Marks & Spencer’s clothing and home arm is a strong contender for being the most difficult business in UK retail to turn around.

The division has struggled to cater effectively to any customer group for years, swinging between chasing younger consumers through its collaboration with Alexa Chung and presenting an uninspiring sea of black trousers to its older customers.

While it has huge market share in certain core categories – most notably lingerie, denim and schoolwear – the division is carrying a lot of baggage and its like for likes continue to slip with practically every passing quarter.

jill mcdonald

Jill McDonald is tasked with turning the clothing and home division around

The retailer’s clothing and home boss, Jill McDonald, arrived last year and has been tasked with turning the division around. She, in turn, has hired former Burton boss Wes Taylor as menswear head and Jill Stanton, from Gap’s Old Navy, to lead womenswear and kids’.

The pair are now ensconced at Paddington Basin but it will take time before their work begins to filter through to customers, as is always the case with fashion retail.

“They are already making some changes,” McDonald tells Retail Week, adding that the pair have current open-to-buy product to play with but that their full influence will be felt next autumn/winter.

Outside of the aesthetic of next year’s collections, M&S is already re-engineering key aspects of its clothing and home offer.

Sizing and sub-brands

The retailer has long struggled with availability of smaller sizes and is now taking the long overdue step of upping its buy on sizes 8, 10 and 12, and decreasing the number of larger sizes it carries, bringing it in line with the rest of the market.

This should help eliminate the constant hunt of many of its younger customers – the market M&S needs to get on board the most – for its standout pieces and go some way to persuading them that the retailer can cater for them.

It has already begun to buy less widely and more deeply in key categories such as dresses – where sales lifted 3% during the half – which will also help availability.

It is undertaking a review of its sub-brands, following its decision to trim them in 2016, which led to the cutting of North Coast, Indigo and Collezione.

“This is a work-in-progress,” chief executive Steve Rowe tells Retail Week. “We already simplified the sub-brands. There were too many in the business and Jill and the team will be making sure that they represent the brand that we want to be and that they are attractive to a newer, younger customer. We have got to reflect a contemporary handwriting. We will make some changes in summer next year.”

While the number of sub-brands is certain to decrease, most interesting will be not which ones end up on the cutting room floor, but what new sub-brands might be created.

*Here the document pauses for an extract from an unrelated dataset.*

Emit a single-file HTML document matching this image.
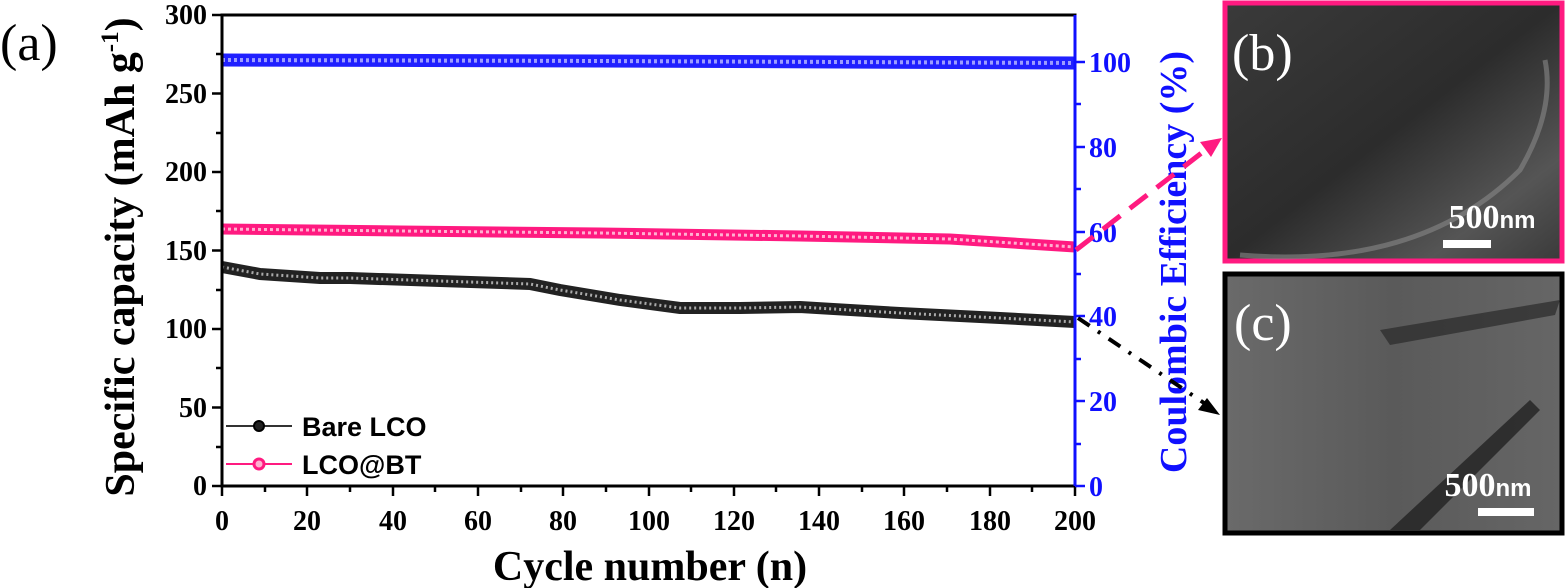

The last time M&S produced a new sub-brand was in 2009 with Indigo. Per Una and Autograph are both over a decade old. Whether or not M&S chooses to create another sub-brand will be a huge statement of intent about how the retailer sees itself and what it wants its future to be.

Pricing and proposition

M&S is also trimming its prices to be more competitive and adding more product to the ‘good’ section within its price architecture – that section now makes up 19% of sales, up from 7% in the first half of 2015/16. The ‘best’ contribution has shrunk, going from 36% of sales in 2015/16 to 20% this half.

This recalibration of pricing should help woo a younger, more family-oriented, cash-strapped shopper – M&S’ target across both clothing and home and food – and help the retailer reach its next generation of customer.

M&S will try to capture those consumers through its core categories – denim, suiting, lingerie and schoolwear – and then convert them to other parts of its ranges, hence Stanton’s appointment across womenswear and kidswear. Rowe has previously spoken about how younger customers turn to M&S in key moments in their lives and how the retailer can capitalise on that.

Supply chain

The business is also tackling its archaic supply chain. It admitted that “stock levels, availability, markdown and waste all remain at uncompetitive levels” and is taking steps to improve this.

Shockingly, the business carries 20 weeks worth of stock at any one time, meaning that supply chain and store operating costs are made higher by slow-moving stock and the complexity of handling such a wide range of stock. M&S is now implementing comprehensive programmes to address these.

While M&S is making a host of positive adjustments to its fashion offer, these changes simply bring it up to scratch and more in line with the rest of the market on a technical basis: better sizing, lower pricing and a refreshed sub-brand offer make up the supporting cast.

Taylor and Stanton will need to bring something special to M&S for sales to begin rising once more.